Rural Electric Convenience Cooperative Co. v. Illinois Commerce Commission

109 Ill. App. 3d 243 | Ill. App. Ct. | 1982

JUSTICE MILLS

delivered the opinion of the court:

Electric Supplier Act revisited.

This is the tenth chapter in this case.

We now review a classic battle of the experts.

In short — we again affirm.

This litigation began in 1974 when Central Illinois Public Service Company (CIPS) — pursuant to section 7 of the Electric Supplier Act (Ill. Rev. Stat. 1981, ch. 111⅔, par. 407) — served Rural Electric Convenience Cooperative Co. (Rural Electric) with notice that it intended to extend certain of its existing lines to serve Freeman Coal Company’s new mine that was to be constructed in Macoupin County. Pursuant to the same statute, Rural Electric filed a complaint with the Illinois Commerce Commission (Commission) stating that CIPS was not entitled to serve the mine.

Rural Electric and CIPS had previously entered into an agreement that Rural Electric was to provide service to the area where the mine was to be located. The exception to the agreement was that where the new customer’s:

«*** anticipated load during the first year of normal operation will require, as determined in accordance with accepted engineering practices, that the load be supplied through a connection to and/or an extension of an existing as of July 2, 1965, line having a voltage of 34.5 KV or higher, the supplier shall be determined under the Electric Supplier, Act as approved July 2, 1965.”

This agreement was entered into and approved by the Commission pursuant to section 2 of the Electric Supplier Act (Ill. Rev. Stat. 1981, ch. 111⅔, par. 402).

In ruling on Rural Electric’s complaint, the Commission found that the exception to the parties’ agreement applied, that Rural Electric had not been serving customers at the location of the mine on the effective date of the Electric Supplier Act, and that it was in the public interest that CIPS serve the mine. (Ill. Rev. Stat.. 1981, ch. 111⅔, pars. 405, 408.) The circuit court affirmed the Commission, and this court affirmed the circuit court. Rural Electric Convenience Cooperative Co. v.

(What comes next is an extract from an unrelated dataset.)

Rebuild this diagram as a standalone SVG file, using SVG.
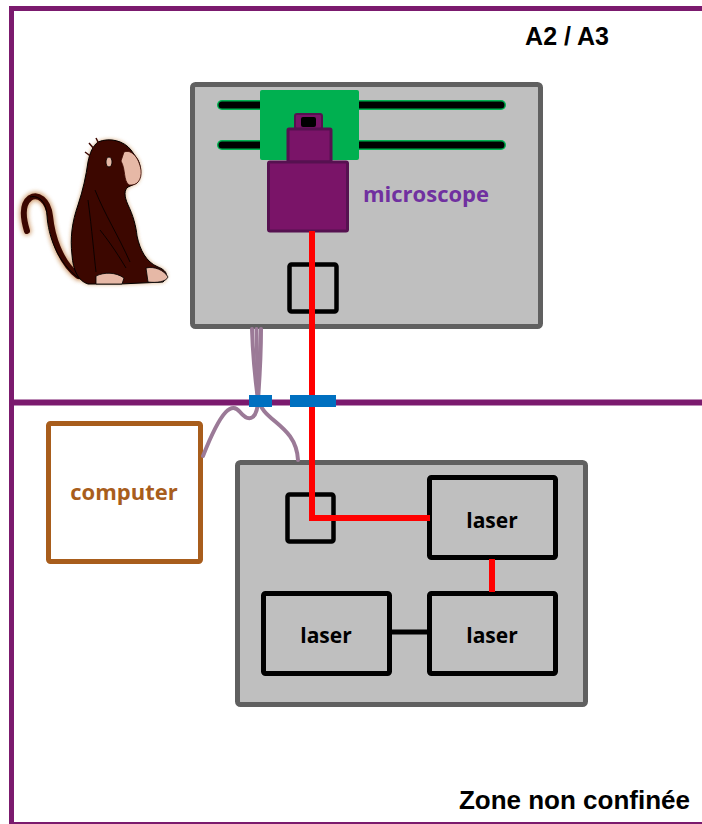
<svg xmlns="http://www.w3.org/2000/svg" width="702" height="824" viewBox="0 0 702 824">
  <style>
    .zone { stroke: #7b1a6e; fill: none; }
    .bench { fill: #bfbfbf; stroke: #606060; stroke-width: 5; }
    .box { fill: none; stroke: #000; stroke-width: 4.5; }
    .unit { fill: #bfbfbf; stroke: #000; stroke-width: 5; }
    .lbl { font-family: "Open Sans", "Noto Sans", sans-serif; font-weight: bold; text-anchor: middle; }
    .title { font-family: "Liberation Sans", Arial, sans-serif; font-weight: bold; fill: #000; }
    .beam { stroke: #ff0000; stroke-width: 6; fill: none; }
    .cable { stroke: #9b7a97; stroke-width: 4; fill: none; stroke-linecap: round; }
    .port { fill: #0070c0; }
  </style>
  <defs>
    <filter id="glow" x="-20%" y="-20%" width="140%" height="140%">
      <feGaussianBlur stdDeviation="2"/>
    </filter>
  </defs>

  <rect width="702" height="824" fill="#fff"/>

  <!-- zone boundaries -->
  <g id="zones">
    <line class="zone" x1="9" y1="8.5" x2="702" y2="8.5" stroke-width="5"/>
    <line class="zone" x1="11.5" y1="6" x2="11.5" y2="824" stroke-width="5"/>
    <line class="zone" x1="9" y1="402.5" x2="702" y2="402.5" stroke-width="6"/>
    <line class="zone" x1="9" y1="823" x2="702" y2="823" stroke-width="2"/>
    <text class="title" x="567" y="45" font-size="25" text-anchor="middle">A2 / A3</text>
    <text class="title" x="690" y="809" font-size="26" text-anchor="end">Zone non confinée</text>
  </g>

  <!-- sitting monkey -->
  <g id="monkey">
    <path d="M78,276 C60,262 52,236 50,216 C48,200 38,193 30,198 C22,204 23,218 27,231" stroke="#b5651d" stroke-width="9" fill="none" stroke-linecap="round" filter="url(#glow)" opacity="0.6"/>
    <path d="M98,142 C110,137 124,141 131,150 L138,160 C142,168 141,178 137,183 L128,187 C124,190 124,196 128,205 C133,215 136,226 137,236 C140,250 146,262 158,267 C166,270 170,276 163,282 L120,284 L88,284 C78,281 73,270 72,255 C70,238 72,222 78,205 C83,190 86,176 88,162 C90,152 93,146 98,142 Z" fill="#b5651d" filter="url(#glow)" opacity="0.7"/>
    <path d="M78,276 C60,262 52,236 50,216 C48,200 38,193 30,198 C22,204 23,218 27,231" stroke="#3c0700" stroke-width="6" fill="none" stroke-linecap="round"/>
    <path d="M80,279 C58,264 48,236 47,215 C46,201 38,195 30,197" stroke="#000" stroke-width="1" fill="none"/>
    <path d="M98,142 C110,137 124,141 131,150 L138,160 C142,168 141,178 137,183 L128,187 C124,190 124,196 128,205 C133,215 136,226 137,236 C140,250 146,262 158,267 C166,270 170,276 163,282 L120,284 L88,284 C78,281 73,270 72,255 C70,238 72,222 78,205 C83,190 86,176 88,162 C90,152 93,146 98,142 Z" fill="#3c0700" stroke="#000" stroke-width="1"/>
    <!-- face, ear, hands and feet -->
    <path d="M124,152 C132,149 139,158 141,170 C142,180 137,186 129,185 C123,180 126,170 121,161 Z" fill="#e6b8a6" stroke="#3c0700" stroke-width="0.8"/>
    <ellipse cx="109" cy="162" rx="3" ry="5" fill="#e6b8a6" stroke="#000" stroke-width="0.8"/>
    <path d="M146,268 C154,266 164,270 168,277 C166,282 156,283 148,282 Z" fill="#e6b8a6" stroke="#000" stroke-width="0.8"/>
    <path d="M96,276 C104,272 116,272 124,278 L122,284 L96,284 Z" fill="#e6b8a6" stroke="#000" stroke-width="0.8"/>
    <path d="M95,190 C105,215 118,235 130,262 M100,230 C112,245 120,258 126,268 M88,200 C92,230 94,255 96,272" stroke="#000" stroke-width="0.8" fill="none"/>
    <path d="M95,150 L89,143 M100,146 L96,138 M93,158 L85,152" stroke="#3c0700" stroke-width="1.5"/>
  </g>

  <!-- microscope stage -->
  <g id="microscope-stage">
    <rect class="bench" x="192.5" y="84.5" width="348" height="242" rx="3"/>
    <line x1="222" y1="105" x2="501" y2="105" stroke="#00b050" stroke-width="10" stroke-linecap="round"/>
    <line x1="222" y1="145" x2="501" y2="145" stroke="#00b050" stroke-width="10" stroke-linecap="round"/>
    <line x1="222" y1="105" x2="501" y2="105" stroke="#000" stroke-width="7" stroke-linecap="round"/>
    <line x1="222" y1="145" x2="501" y2="145" stroke="#000" stroke-width="7" stroke-linecap="round"/>
    <rect x="260" y="90" width="99" height="70" rx="2" fill="#00b050"/>
    <rect class="box" x="289.5" y="264.5" width="47" height="47" rx="2"/>
  </g>

  <g id="microscope">
    <rect x="295" y="114" width="27" height="15" rx="2" fill="#7a1468" stroke="#561150" stroke-width="2"/>
    <rect x="301" y="117" width="15" height="10" rx="2" fill="#000"/>
    <rect x="288" y="129" width="43" height="33" rx="1" fill="#7a1468" stroke="#561150" stroke-width="3"/>
    <rect x="268.5" y="162" width="79" height="69" rx="1.5" fill="#7a1468" stroke="#561150" stroke-width="3"/>
    <text x="426" y="202" font-family="Open Sans, Noto Sans, sans-serif" font-weight="bold" font-size="22" fill="#7030a0" text-anchor="middle">microscope</text>
  </g>

  <!-- computer -->
  <g id="computer">
    <rect x="48.5" y="423.5" width="152" height="138" rx="2" fill="#fff" stroke="#a85d1c" stroke-width="5"/>
    <text class="lbl" x="124" y="500" font-size="22" fill="#a85d1c">computer</text>
  </g>

  <!-- laser bench -->
  <g id="laser-bench">
    <rect class="bench" x="237.5" y="462.5" width="348" height="242" rx="3"/>
    <rect class="box" x="287.5" y="494.5" width="46" height="47" rx="2"/>
  </g>

  <g id="laser-1">
    <rect class="unit" x="429.5" y="477.5" width="126" height="80" rx="2"/>
    <text class="lbl" x="492" y="528" font-size="21" fill="#000">laser</text>
  </g>
  <g id="laser-2">
    <rect class="unit" x="429.5" y="593.5" width="126" height="80" rx="2"/>
    <text class="lbl" x="492" y="643" font-size="21" fill="#000">laser</text>
  </g>
  <g id="laser-3">
    <rect class="unit" x="263.5" y="593.5" width="126" height="80" rx="2"/>
    <text class="lbl" x="326" y="643" font-size="21" fill="#000">laser</text>
  </g>

  <!-- beam path, cables and wall feedthroughs -->
  <g id="connectors">
    <path class="cable" d="M252,329 C253,360 256,385 258,400"/>
    <path class="cable" d="M256.5,329 C257,360 257.5,385 258,400"/>
    <path class="cable" d="M261,329 C261,360 259,385 258,400"/>
    <path class="cable" d="M258,398 C258,418 250,424 240,412 C232,402 222,408 203,456"/>
    <path class="cable" d="M258,398 C262,422 296,424 298,460"/>
    <path class="beam" d="M312,231 V518 H430"/>
    <line class="beam" x1="492" y1="559" x2="492" y2="592"/>
    <line x1="390" y1="632" x2="428" y2="632" stroke="#000" stroke-width="5"/>
    <rect class="port" x="249" y="395" width="23" height="12"/>
    <rect class="port" x="290" y="395" width="46" height="12"/>
  </g>
</svg>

Illinois Commerce Com. (1977), 56 Ill. App. 3d 281, 371 N.E.2d 1143.

Thereafter, the supreme court granted Rural Electric’s petition for leave to appeal, vacated the judgments, set aside the order below, and remanded the cause to the Commission. The basis for the supreme court’s action was that the Commission had failed to give effect to certain language of the parties’ service area agreement. Therefore, the Commission was directed to consider whether accepted engineering practices would require that the new mine be supplied through connection to and/or extension of a 34.5 kilovolt (KV) line which was in existence on July 2, 1965 (the effective date of the Act) rather than any 34.5 KV line. See Rural Electric Convenience Cooperative Co. v. Illinois Commerce Com. (1979), 75 Ill. 2d 142, 387 N.E.2d 670.

The Commission conducted further hearings and received extensive expert testimony on whether accepted engineering practices required that the mine be served by an existing as of July 2, 1965, 34.5 KV or larger line. (There was only one such line in the area of the mine — the one owned by CIPS and through which it proposed to provide service to the mine.) The Commission again decided in favor of CIPS.

On administrative review, the circuit court first reversed and remanded to the Commission for determination of the “first year of normal operation” of the mine. Thereupon, CIPS sought a writ of mandamus in the supreme court. The court declined to issue the writ, but in the exercise of its supervisory jurisdiction, vacated the order of the circuit court and directed the circuit judge to confine his review of the Commission’s order to the scope of the supreme court’s directions to the Commission on remand. The circuit court subsequently affirmed the Commission and Rural Electric prosecutes this appeal.

This hoary litigation has thus been whittled down to a single, precisely formed issue: Did accepted engineering practices require that the mine in question be connected to an existing as of July 2, 1965, 34.5 KV or larger line? The Commission answered affirmatively. And its decision will not be disturbed unless it is contrary to the manifest weight of the evidence. Ill. Rev. Stat. 1981, ch. 111⅔, par. 72; Cox v. Daley (1981), 93 Ill. App. 3d 593, 417 N.E.2d 745.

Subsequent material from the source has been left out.